The overwhelming response to my question about whether or not we can be friends with God was yes – emphatically yes! Some of you were clear that you know God can be your friend because he already is! Others added helpful distinctions: God is a different kind of friend than our buddies or even our human soulmates.
I agree with you. And you all did such a nice job writing about it that I might just need to turn this blog over to the people. You should share with me more often!
Now I promised you my own thoughts. If the question were simply asked on a philosophical level, I might wonder. I might surmise it was wishful thinking on the part of human beings to aspire to be “friends” with God. But as usual, Scripture sets me straight, and that’s just the way I like it. Vatican II refers to Scripture as “the words of God expressed in human language” (Dei Verbum 13). I can’t think of a better way to learn about friendship with God.
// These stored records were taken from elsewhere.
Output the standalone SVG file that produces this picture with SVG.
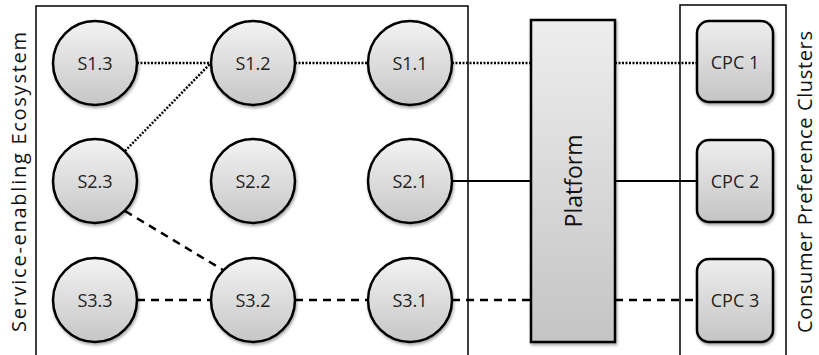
<svg xmlns="http://www.w3.org/2000/svg" width="819" height="355" viewBox="0 0 819 355">
<defs>
<linearGradient id="g" x1="0" y1="0" x2="0" y2="1">
<stop offset="0" stop-color="#f3f3f3"/>
<stop offset="1" stop-color="#c6c6c6"/>
</linearGradient>
<linearGradient id="gp" x1="0" y1="0" x2="0" y2="1">
<stop offset="0" stop-color="#eeeeee"/>
<stop offset="1" stop-color="#c4c4c4"/>
</linearGradient>
<filter id="sh" x="-20%" y="-20%" width="150%" height="150%">
<feDropShadow dx="1" dy="2" stdDeviation="1.5" flood-color="#000" flood-opacity="0.35"/>
</filter>
<style>
.box{fill:none;stroke:#000;stroke-width:1.5}
.n{fill:url(#g);stroke:#000;stroke-width:2.5;filter:url(#sh)}
.p{fill:url(#gp);stroke:#000;stroke-width:2.5;filter:url(#sh)}
.t{font-family:"Open Sans","Liberation Sans",sans-serif;font-size:18px;fill:#222;text-anchor:middle;dominant-baseline:central}
.vl{font-family:"Open Sans","Liberation Sans",sans-serif;font-size:20px;fill:#111;text-anchor:middle;dominant-baseline:central}
.dot{stroke:#000;stroke-width:2.5;stroke-dasharray:2 1.5;fill:none}
.dash{stroke:#000;stroke-width:2.5;stroke-dasharray:8 6;fill:none}
.sol{stroke:#000;stroke-width:2;fill:none}
</style>
</defs>
<rect class="box" x="36" y="6" width="432" height="370"/>
<rect class="box" x="680" y="5" width="106" height="370"/>
<text class="vl" transform="translate(18,182) rotate(-90)" textLength="300" lengthAdjust="spacing">Service-enabling Ecosystem</text>
<text class="vl" transform="translate(804,182) rotate(-90)" textLength="302" lengthAdjust="spacing">Consumer Preference Clusters</text>
<g id="connectors">
<line class="dot" x1="137" y1="63" x2="211" y2="63"/>
<line class="dot" x1="295" y1="63" x2="367" y2="63"/>
<line class="dot" x1="452" y1="63" x2="531" y2="63"/>
<line class="dot" x1="615" y1="63" x2="697" y2="63"/>
<line class="dot" x1="125" y1="151" x2="211" y2="63"/>
<line class="sol" x1="452" y1="181" x2="531" y2="181"/>
<line class="sol" x1="615" y1="181" x2="697" y2="181"/>
<line class="dash" x1="125" y1="211" x2="223" y2="270"/>
<line class="dash" x1="137" y1="300" x2="211" y2="300"/>
<line class="dash" x1="295" y1="300" x2="367" y2="300"/>
<line class="dash" x1="452" y1="300" x2="531" y2="300"/>
<line class="dash" x1="615" y1="300" x2="697" y2="300"/>
</g>
<g id="S1.3"><circle class="n" cx="95" cy="63" r="42"/><text class="t" x="95" y="63">S1.3</text></g>
<g id="S1.2"><circle class="n" cx="253" cy="63" r="42"/><text class="t" x="253" y="63">S1.2</text></g>
<g id="S1.1"><circle class="n" cx="410" cy="63" r="42"/><text class="t" x="410" y="63">S1.1</text></g>
<g id="S2.3"><circle class="n" cx="95" cy="181" r="42"/><text class="t" x="95" y="181">S2.3</text></g>
<g id="S2.2"><circle class="n" cx="253" cy="181" r="42"/><text class="t" x="253" y="181">S2.2</text></g>
<g id="S2.1"><circle class="n" cx="410" cy="181" r="42"/><text class="t" x="410" y="181">S2.1</text></g>
<g id="S3.3"><circle class="n" cx="95" cy="300" r="42"/><text class="t" x="95" y="300">S3.3</text></g>
<g id="S3.2"><circle class="n" cx="253" cy="300" r="42"/><text class="t" x="253" y="300">S3.2</text></g>
<g id="S3.1"><circle class="n" cx="410" cy="300" r="42"/><text class="t" x="410" y="300">S3.1</text></g>
<g id="Platform"><rect class="p" x="531" y="20" width="84" height="322"/><text class="vl" style="font-size:23px" transform="translate(573,181) rotate(-90)">Platform</text></g>
<g id="CPC1"><rect class="p" x="697" y="21" width="76" height="81" rx="12"/><text class="t" x="735" y="62">CPC 1</text></g>
<g id="CPC2"><rect class="p" x="697" y="140" width="76" height="82" rx="12"/><text class="t" x="735" y="181">CPC 2</text></g>
<g id="CPC3"><rect class="p" x="697" y="259" width="76" height="83" rx="12"/><text class="t" x="735" y="300">CPC 3</text></g>
</svg>
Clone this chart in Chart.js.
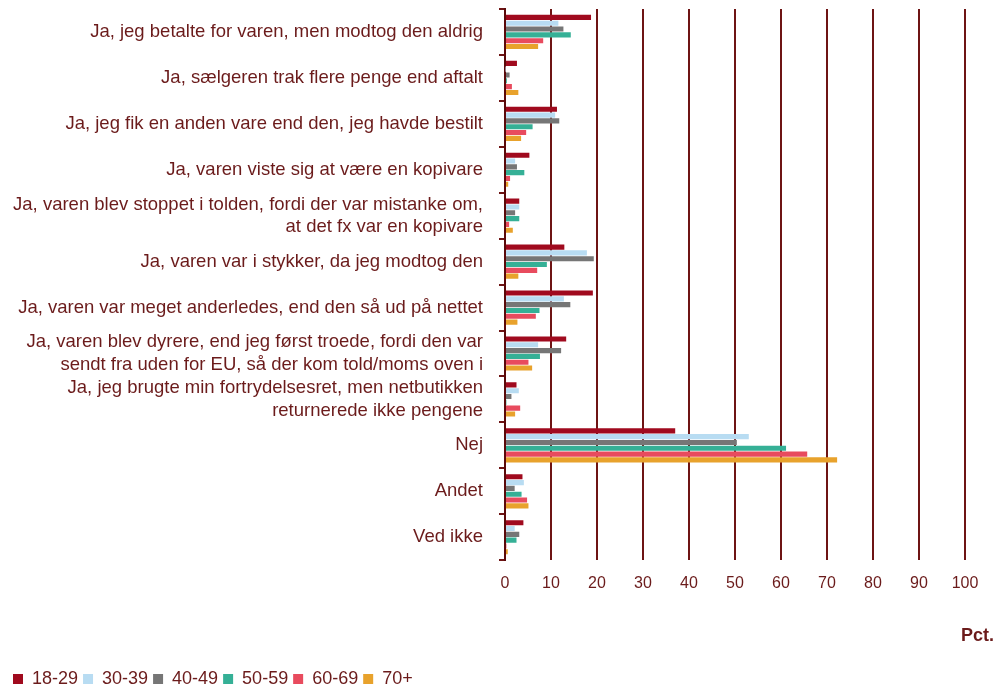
<!DOCTYPE html>
<html>
<head>
<meta charset="utf-8">
<script src="https://cdn.jsdelivr.net/npm/chart.js@4.4.1/dist/chart.umd.min.js"></script>
<style>
  html, body { margin: 0; padding: 0; background: #fff; }
  #wrap { width: 995px; height: 687px; position: relative; }
</style>
</head>
<body>
<div id="wrap"><canvas id="chart"></canvas></div>
<script>
const categories = [
  "Ja, jeg betalte for varen, men modtog den aldrig",
  "Ja, sælgeren trak flere penge end aftalt",
  "Ja, jeg fik en anden vare end den, jeg havde bestilt",
  "Ja, varen viste sig at være en kopivare",
  ["Ja, varen blev stoppet i tolden, fordi der var mistanke om,", "at det fx var en kopivare"],
  "Ja, varen var i stykker, da jeg modtog den",
  "Ja, varen var meget anderledes, end den så ud på nettet",
  ["Ja, varen blev dyrere, end jeg først troede, fordi den var", "sendt fra uden for EU, så der kom told/moms oven i"],
  ["Ja, jeg brugte min fortrydelsesret, men netbutikken", "returnerede ikke pengene"],
  "Nej",
  "Andet",
  "Ved ikke"
];

const ageGroups = ["18-29", "30-39", "40-49", "50-59", "60-69", "70+"];

const age18_29 = [18.7, 2.6, 11.3, 5.3, 3.1, 12.9, 19.1, 13.3, 2.5, 37.0, 3.8, 4.0];
const age30_39 = [11.6, 0.1, 10.9, 2.2, 3.1, 17.8, 12.8, 7.2, 3.0, 53.0, 4.1, 2.1];
const age40_49 = [12.7, 1.0, 11.8, 2.6, 2.2, 19.3, 14.2, 12.2, 1.4, 50.4, 2.1, 3.1];
const age50_59 = [14.3, 0.4, 6.0, 4.2, 3.1, 9.1, 7.5, 7.6, 0.3, 61.1, 3.6, 2.5];
const age60_69 = [8.3, 1.5, 4.6, 1.1, 0.9, 7.0, 6.7, 5.1, 3.3, 65.7, 4.8, 0.3];
const age70plus = [7.2, 2.9, 3.5, 0.7, 1.7, 2.9, 2.7, 5.9, 2.2, 72.2, 5.1, 0.6];

const xTicks = [0, 10, 20, 30, 40, 50, 60, 70, 80, 90, 100];

const colors = ["#a00a1e", "#b8dcf2", "#767676", "#35b096", "#e84b5e", "#e8a22c"];
const textColor = "#6b1b1b";
const lineColor = "#6e1414";
const fontFamily = "'Liberation Sans', Arial, sans-serif";

const seriesValues = [age18_29, age30_39, age40_49, age50_59, age60_69, age70plus];

new Chart(document.getElementById("chart"), {
  type: "bar",
  data: {
    labels: categories,
    datasets: ageGroups.map((g, i) => ({
      label: g,
      data: seriesValues[i],
      backgroundColor: colors[i],
      borderWidth: 0,
      categoryPercentage: 0.76,
      barPercentage: 0.88
    }))
  },
  options: {
    indexAxis: "y",
    responsive: true,
    maintainAspectRatio: false,
    animation: false,
    layout: { padding: { top: 9, left: 8, right: 1, bottom: -11 } },
    plugins: {
      tooltip: { enabled: false },
      legend: {
        position: "bottom",
        align: "start",
        weight: 1000,
        labels: {
          color: textColor,
          boxWidth: 10,
          boxHeight: 10,
          padding: 5,
          font: { family: fontFamily, size: 18 }
        }
      },
      title: {
        display: true,
        text: "Pct.",
        position: "bottom",
        align: "end",
        weight: 500,
        color: textColor,
        padding: { top: 18, bottom: 18 },
        font: { family: fontFamily, size: 18, weight: "bold" }
      }
    },
    scales: {
      x: {
        min: 0,
        max: 100,
        afterBuildTicks: s => { s.ticks = xTicks.map(v => ({ value: v })); },
        grid: { color: lineColor, lineWidth: 2, drawTicks: false },
        border: { display: false },
        ticks: {
          color: textColor,
          padding: 14,
          font: { family: fontFamily, size: 16 }
        }
      },
      y: {
        afterFit: s => { s.width = 497; s.paddingTop = 0; s.paddingBottom = 0; },
        grid: { drawOnChartArea: false, color: lineColor, lineWidth: 2, tickLength: 6 },
        border: { display: true, color: "#5a0a0a", width: 2 },
        ticks: {
          autoSkip: false,
          color: textColor,
          padding: 16,
          font: { family: fontFamily, size: 18.5, lineHeight: 1.2 }
        }
      },
      yRight: {
        type: "linear",
        position: "right",
        afterFit: s => { s.width = 29; },
        grid: { display: false },
        border: { display: false },
        ticks: { display: false }
      }
    }
  }
});
</script>
</body>
</html>
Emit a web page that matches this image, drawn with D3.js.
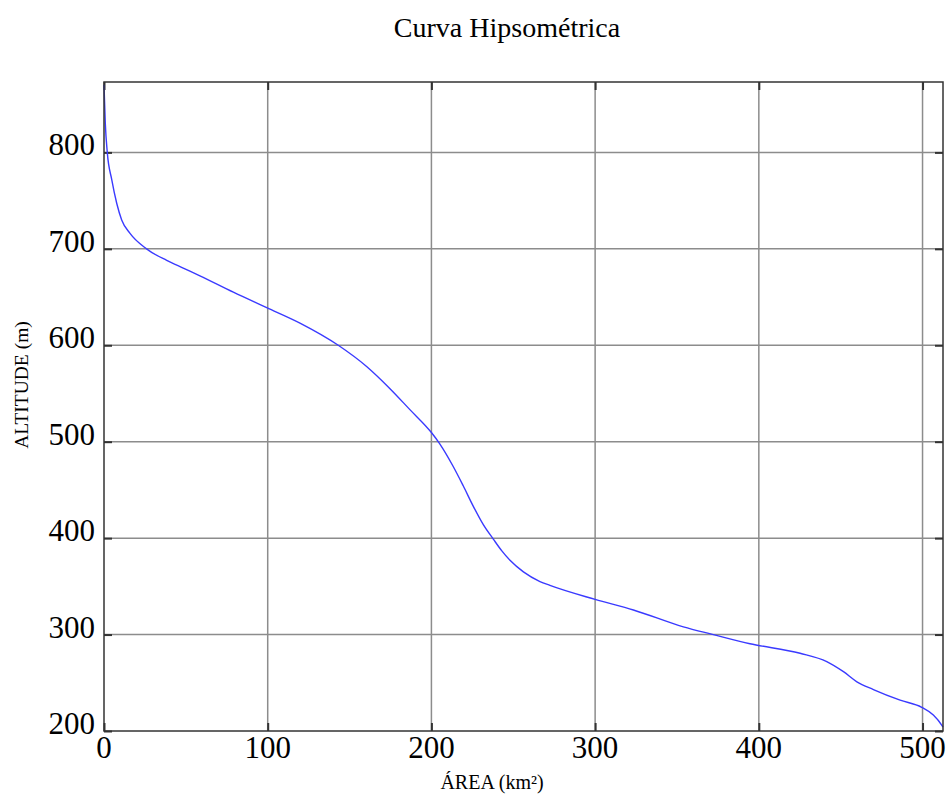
<!DOCTYPE html>
<html><head><meta charset="utf-8">
<script src="https://cdn.jsdelivr.net/npm/d3@7"></script>
<style>body{margin:0;background:#fff}svg{display:block}text{font-family:"Liberation Serif","Times New Roman",serif;fill:#000}</style>
</head><body>
<script>
const title = "Curva Hipsométrica";
const xLabel = "ÁREA (km²)";
const yLabel = "ALTITUDE (m)";
const xTicks = [0, 100, 200, 300, 400, 500];
const yTicks = [200, 300, 400, 500, 600, 700, 800];
const area = [0, 0.8, 2, 4.7, 7.8, 10.8, 15.9, 26, 38.3, 48.4, 58.6, 79, 99.4, 119.7, 143.1, 160.4, 174.7, 187, 200, 205, 213.4, 219.5, 225.6, 231.7, 237.8, 242.9, 248, 256.2, 266.3, 272.4, 300, 323.4, 353.9, 372.2, 394.6, 425.2, 441.5, 451.7, 459.9, 470, 486.3, 499.5, 506.6, 511.7, 512.5];
const altitude = [870, 830, 800, 772, 747, 730, 716, 700, 688, 680, 672, 655, 639, 623, 600, 578, 555, 533, 509.5, 498, 474, 454, 433, 414, 399, 387, 377, 365, 355, 351, 336.5, 325.5, 308, 300, 290.5, 280.6, 272, 261.5, 251, 243, 232, 224.6, 216.6, 206.2, 204];

const W = 947, H = 794;
const m = {left: 104, right: 943, top: 82, bottom: 731};
const svg = d3.select("body").append("svg").attr("width", W).attr("height", H);
const x = d3.scaleLinear().domain([0, 512.5]).range([m.left, m.right]);
const y = d3.scaleLinear().domain([200, 873]).range([m.bottom, m.top]);

// grid
svg.append("g").selectAll("line").data(xTicks.filter(t => t > 0)).join("line")
  .attr("x1", d => x(d)).attr("x2", d => x(d)).attr("y1", m.top).attr("y2", m.bottom)
  .attr("stroke", "#8c8c8c").attr("stroke-width", 1.5);
svg.append("g").selectAll("line").data(yTicks.filter(t => t > 200)).join("line")
  .attr("x1", m.left).attr("x2", m.right).attr("y1", d => y(d)).attr("y2", d => y(d))
  .attr("stroke", "#8c8c8c").attr("stroke-width", 1.5);

// inner ticks via d3 axes
const tl = 8;
const axB = svg.append("g").attr("transform", `translate(0,${m.bottom})`).call(d3.axisBottom(x).tickValues(xTicks).tickSize(-tl).tickFormat(""));
const axT = svg.append("g").attr("transform", `translate(0,${m.top})`).call(d3.axisTop(x).tickValues(xTicks).tickSize(-tl).tickFormat(""));
const axL = svg.append("g").attr("transform", `translate(${m.left},0)`).call(d3.axisLeft(y).tickValues(yTicks).tickSize(-tl).tickFormat(""));
const axR = svg.append("g").attr("transform", `translate(${m.right},0)`).call(d3.axisRight(y).tickValues(yTicks).tickSize(-tl).tickFormat(""));
[axB, axT, axL, axR].forEach(a => { a.select(".domain").remove(); a.selectAll("line").attr("stroke", "#333").attr("stroke-width", 2); });

// tick labels
svg.append("g").selectAll("text").data(xTicks).join("text")
  .attr("x", d => x(d)).attr("y", m.bottom + 27).attr("text-anchor", "middle")
  .attr("font-size", 31).text(d => d);
svg.append("g").selectAll("text").data(yTicks).join("text")
  .attr("x", m.left - 9).attr("y", d => y(d) + 3).attr("text-anchor", "end")
  .attr("font-size", 31).text(d => d);

// curve
const pts = area.map((a, i) => [a, altitude[i]]);
svg.append("path").datum(pts)
  .attr("d", d3.line().x(d => x(d[0])).y(d => y(d[1])).curve(d3.curveMonotoneX))
  .attr("fill", "none").attr("stroke", "#3a3aff").attr("stroke-width", 1.4);

// frame
svg.append("rect").attr("x", m.left).attr("y", m.top).attr("width", m.right - m.left).attr("height", m.bottom - m.top)
  .attr("fill", "none").attr("stroke", "#333").attr("stroke-width", 1.5);

// titles
svg.append("text").attr("x", 507).attr("y", 37).attr("text-anchor", "middle").attr("font-size", 28).text(title);
svg.append("text").attr("x", 492).attr("y", 789).attr("text-anchor", "middle").attr("font-size", 20).text(xLabel);
svg.append("text").attr("transform", `translate(28,385) rotate(-90)`).attr("text-anchor", "middle").attr("font-size", 19.5).text(yLabel);
</script>
</body></html>
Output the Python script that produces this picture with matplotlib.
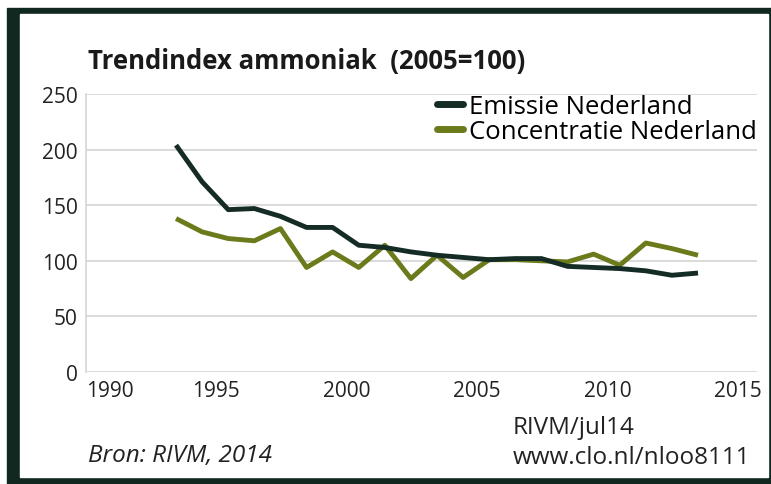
import matplotlib
matplotlib.use("Agg")
import matplotlib.pyplot as plt
import matplotlib.transforms as mtransforms
from matplotlib.patches import Rectangle

plt.rcParams["font.family"] = ["Open Sans", "DejaVu Sans"]

# gegevens
jaren = list(range(1993, 2014))
emissie = [204, 171, 146, 147, 140, 130, 130, 114, 112, 108, 105,
           103, 101, 102, 102, 95, 94, 93, 91, 87, 89]
concentratie = [138, 126, 120, 118, 129, 94, 108, 94, 114, 84, 105,
                85, 101, 101, 100, 99, 106, 96, 116, 111, 105]
x_ticks = [1990, 1995, 2000, 2005, 2010, 2015]
y_ticks = [0, 50, 100, 150, 200, 250]

kleur_emissie = "#152c26"
kleur_conc = "#6b7b1c"
kleur_rand = "#10281f"
kleur_tekst = "#222222"

fig = plt.figure(figsize=(7.71, 4.85), dpi=100)
W, H = 771, 485

# donkere rand om de figuur
fig.add_artist(Rectangle((7 / W, 0), 1 - 7 / W, 1 - 9 / H,
                         transform=fig.transFigure, color=kleur_rand, zorder=0))
fig.add_artist(Rectangle((20 / W, 7 / H), (768 - 20) / W, (470 - 7) / H,
                         transform=fig.transFigure, color="white", zorder=0))

ax = fig.add_axes([86 / W, 1 - 373 / H, (757 - 86) / W, (373 - 95) / H])
ax.set_facecolor("none")

ax.plot(jaren, emissie, color=kleur_emissie, lw=3.5, solid_joinstyle="round",
        solid_capstyle="butt", label="Emissie Nederland", zorder=4)
ax.plot(jaren, concentratie, color=kleur_conc, lw=3.5, solid_joinstyle="round",
        solid_capstyle="butt", label="Concentratie Nederland", zorder=3)

ax.set_xlim(1989.55, 2015.26)
ax.set_ylim(0, 250)
ax.set_yticks(y_ticks)
ax.set_xticks(x_ticks)
ax.grid(axis="y", color="#d4d4d4", lw=1.2)
ax.set_axisbelow(True)
for s in ["top", "right", "bottom"]:
    ax.spines[s].set_visible(False)
ax.spines["left"].set_color("#d4d4d4")
ax.spines["left"].set_linewidth(1.2)
ax.tick_params(length=0, labelsize=15, colors=kleur_tekst)
ax.tick_params(axis="y", pad=6)
ax.tick_params(axis="x", pad=6)

# labels van de x-as iets verschuiven zoals in het origineel
for lab in ax.get_xticklabels():
    dx = 12 if lab.get_text() == "1990" else -12
    lab.set_transform(lab.get_transform() +
                      mtransforms.ScaledTranslation(dx / 100, 0, fig.dpi_scale_trans))

leg = ax.legend(loc="upper right", bbox_to_anchor=(1.0, 1.0), frameon=False,
                fontsize=18.5, handlelength=1.0, handletextpad=0.25,
                labelspacing=0.0, borderaxespad=0, borderpad=0)
for h in leg.get_lines():
    h.set_linewidth(5)
    h.set_solid_capstyle("round")

fig.text(88 / W, 1 - 61 / H, "Trendindex ammoniak  (2005=100)", fontsize=18.5,
         fontweight="bold", va="center", ha="left", color="#1a1a1a")
fig.text(88 / W, 1 - 456 / H, "Bron: RIVM, 2014", fontsize=17.5, style="italic",
         va="center", ha="left", color=kleur_tekst)
fig.text(513 / W, 1 - 428 / H, "RIVM/jul14", fontsize=17.5,
         va="center", ha="left", color=kleur_tekst)
fig.text(513 / W, 1 - 458 / H, "www.clo.nl/nloo8111", fontsize=17.5,
         va="center", ha="left", color=kleur_tekst)

fig.savefig("out.png", dpi=100)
The first Scripture verse that always comes to mind when I think about being God’s friend is Exodus 33:11: “Thus the Lord used to speak to Moses face to face, as one speaks to a friend.” The transcendent God of the Israelites was talking with Moses? No matter how awesome Moses was (and he was), he was still a human being, a creature, an imperfect person. But there was an intimacy between God and Moses that went down in Israelite lore as genuine friendship.
Abraham was another ancient who was called God’s friend. He is described as such three times in the Bible: 2 Chron. 20:7, Isa. 41:8, and James 2:23. How would you like it if this is how people described you? What if, instead of “short lady with curly brown hair and a bunch of kids,” people said of me, “You know, Amy, the friend of God?” Gulp! God give me the faith of Abraham!
Jesus, of course, called his disciples his friends. And not only his disciples. Remember this one: “The Son of Man came eating and drinking, and they say, ‘Look, a glutton and a drunkard, a friend of tax collectors and sinners!’” (Matt. 11:19)? This was an accusation levelled at Jesus – friend of sinners! Never has a truer accusation been made!
Of course, we would be entirely remiss on the topic if we did not recall the remarkable words of Jesus said in farewell to his eleven faithful disciples (Judas had left the table): “This is my commandment, that you love one another as I have loved you. No one has greater love than this, to lay down one’s life for one’s friends. You are my friends if you do what I command you. I do not call you servants any longer, because the servant does not know what the master is doing; but I have called you friends, because I have made known to you everything that I have heard from my Father. You did not choose me but I chose you” (Jn. 15:12-16). No commentary needed. These are words to pray by.
And finally, I share with you a passage that says it all. Yes, Judas had left the table, only to be reunited with Jesus in the garden, where he would kiss Jesus and betray him unto death, even death on a cross. How did Jesus address Judas as he approached in the garden? He called him “friend” (Mt. 26:50).
Catherine Doherty wrote that “all men who have religion of some sort are dreamers, and dreamers of a very special kind. They dream of unity between God and men.”
Friendship is about intimacy. It is an intentional intimacy. One of you aptly quoted the wisdom of St. Catherine of Siena: “God is closer to us than water is to a fish.” This is the stuff of dreams, indeed, but we know this dream is true. So dream on, friends of God, dream on!